AVAILABLE DATA.
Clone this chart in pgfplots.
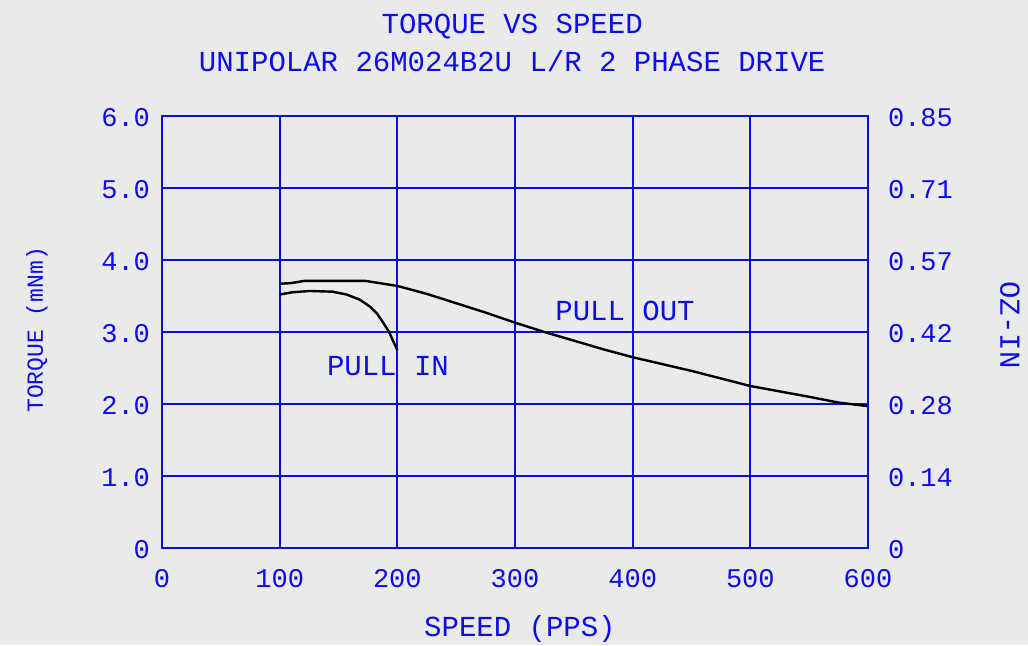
\documentclass[border=0pt]{standalone}
\usepackage{fontspec}
\setmainfont{Liberation Mono}
\usepackage{pgfplots}
\pgfplotsset{compat=1.18}
\definecolor{bg}{RGB}{234,234,234}
\definecolor{gblue}{RGB}{12,12,240}

\begin{document}
\begin{tikzpicture}[x=1pt,y=1pt]
\path[use as bounding box, fill=bg] (-81,-48.5) rectangle (433,274);
\begin{axis}[
  scale only axis, width=353pt, height=216pt,
  xmin=0, xmax=600, ymin=0, ymax=6,
  xtick={0,100,...,600}, ytick={0,1,...,6},
  xticklabels={0,100,200,300,400,500,600},
  yticklabels={0,1.0,2.0,3.0,4.0,5.0,6.0},
  xtick pos=bottom, ytick pos=left,
  major tick length=0pt,
  grid=major, major grid style={gblue, line width=1pt},
  axis line style={gblue, line width=1pt},
  tick label style={gblue, font=\fontsize{13.5}{14}\selectfont},
  xticklabel style={anchor=center, yshift=-15.5pt},
  yticklabel style={anchor=east, xshift=-2.5pt, yshift=-1pt},
  title={TORQUE VS SPEED\\UNIPOLAR 26M024B2U L/R 2 PHASE DRIVE},
  title style={at={(axis description cs:0.496,1.142)}, anchor=center,
    align=center, gblue, font=\fontsize{14.5}{18.8}\selectfont},
  xlabel={SPEED (PPS)},
  xlabel style={at={(axis description cs:0.507,-0.1875)}, anchor=center,
    gblue, font=\fontsize{14.5}{16}\selectfont},
  ylabel={TORQUE (mNm)},
  ylabel style={at={(axis description cs:-0.177,0.505)}, anchor=center,
    gblue, font=\fontsize{11.5}{12}\selectfont},
]
% pull out
\addplot[black, line width=1.2pt] coordinates {
  (100,3.67) (110,3.68) (121,3.71) (150,3.71) (173,3.71) (200,3.64)
  (225,3.53) (250,3.40) (275,3.27) (300,3.13) (325,3.00) (350,2.88)
  (375,2.76) (400,2.65) (450,2.46) (500,2.25) (550,2.10) (575,2.02) (600,1.97)};
% pull in
\addplot[black, line width=1.2pt] coordinates {
  (100,3.52) (110,3.55) (125,3.57) (145,3.56) (157,3.52) (168,3.45)
  (177,3.35) (183,3.25) (188,3.13) (193,3.00) (196,2.89) (200,2.75)};
\node[gblue, font=\fontsize{14.5}{16}\selectfont] at (axis cs:192,2.53) {PULL IN};
\node[gblue, font=\fontsize{14.5}{16}\selectfont] at (axis cs:393.5,3.29) {PULL OUT};
\end{axis}
\begin{axis}[
  scale only axis, width=353pt, height=216pt,
  xmin=0, xmax=600, ymin=0, ymax=6,
  axis x line=none, axis y line*=right,
  ytick={0,1,...,6},
  yticklabels={0,0.14,0.28,0.42,0.57,0.71,0.85},
  major tick length=0pt,
  axis line style={gblue, line width=1pt},
  tick label style={gblue, font=\fontsize{13.5}{14}\selectfont},
  yticklabel style={anchor=west, xshift=6.5pt, yshift=-1pt},
  ylabel={OZ-IN},
  ylabel style={at={(axis description cs:1.201,0.516)}, anchor=center,
    rotate=180, gblue, font=\fontsize{14.5}{16}\selectfont},
]
\end{axis}
\end{tikzpicture}
\end{document}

STATED GOAL. Output the data exactly. Pictures don't belong in the result.

RESULT OF THIS TASK.
Clone this chart in pgfplots.
\documentclass[border=0pt]{standalone}
\usepackage{fontspec}
\setmainfont{Liberation Mono}
\usepackage{pgfplots}
\pgfplotsset{compat=1.18}
\definecolor{bg}{RGB}{234,234,234}
\definecolor{gblue}{RGB}{12,12,240}

\begin{document}
\begin{tikzpicture}[x=1pt,y=1pt]
\path[use as bounding box, fill=bg] (-81,-48.5) rectangle (433,274);
\begin{axis}[
  scale only axis, width=353pt, height=216pt,
  xmin=0, xmax=600, ymin=0, ymax=6,
  xtick={0,100,...,600}, ytick={0,1,...,6},
  xticklabels={0,100,200,300,400,500,600},
  yticklabels={0,1.0,2.0,3.0,4.0,5.0,6.0},
  xtick pos=bottom, ytick pos=left,
  major tick length=0pt,
  grid=major, major grid style={gblue, line width=1pt},
  axis line style={gblue, line width=1pt},
  tick label style={gblue, font=\fontsize{13.5}{14}\selectfont},
  xticklabel style={anchor=center, yshift=-15.5pt},
  yticklabel style={anchor=east, xshift=-2.5pt, yshift=-1pt},
  title={TORQUE VS SPEED\\UNIPOLAR 26M024B2U L/R 2 PHASE DRIVE},
  title style={at={(axis description cs:0.496,1.142)}, anchor=center,
    align=center, gblue, font=\fontsize{14.5}{18.8}\selectfont},
  xlabel={SPEED (PPS)},
  xlabel style={at={(axis description cs:0.507,-0.1875)}, anchor=center,
    gblue, font=\fontsize{14.5}{16}\selectfont},
  ylabel={TORQUE (mNm)},
  ylabel style={at={(axis description cs:-0.177,0.505)}, anchor=center,
    gblue, font=\fontsize{11.5}{12}\selectfont},
]
% pull out
\addplot[black, line width=1.2pt] coordinates {
  (100,3.67) (110,3.68) (121,3.71) (150,3.71) (173,3.71) (200,3.64)
  (225,3.53) (250,3.40) (275,3.27) (300,3.13) (325,3.00) (350,2.88)
  (375,2.76) (400,2.65) (450,2.46) (500,2.25) (550,2.10) (575,2.02) (600,1.97)};
% pull in
\addplot[black, line width=1.2pt] coordinates {
  (100,3.52) (110,3.55) (125,3.57) (145,3.56) (157,3.52) (168,3.45)
  (177,3.35) (183,3.25) (188,3.13) (193,3.00) (196,2.89) (200,2.75)};
\node[gblue, font=\fontsize{14.5}{16}\selectfont] at (axis cs:192,2.53) {PULL IN};
\node[gblue, font=\fontsize{14.5}{16}\selectfont] at (axis cs:393.5,3.29) {PULL OUT};
\end{axis}
\begin{axis}[
  scale only axis, width=353pt, height=216pt,
  xmin=0, xmax=600, ymin=0, ymax=6,
  axis x line=none, axis y line*=right,
  ytick={0,1,...,6},
  yticklabels={0,0.14,0.28,0.42,0.57,0.71,0.85},
  major tick length=0pt,
  axis line style={gblue, line width=1pt},
  tick label style={gblue, font=\fontsize{13.5}{14}\selectfont},
  yticklabel style={anchor=west, xshift=6.5pt, yshift=-1pt},
  ylabel={OZ-IN},
  ylabel style={at={(axis description cs:1.201,0.516)}, anchor=center,
    rotate=180, gblue, font=\fontsize{14.5}{16}\selectfont},
]
\end{axis}
\end{tikzpicture}
\end{document}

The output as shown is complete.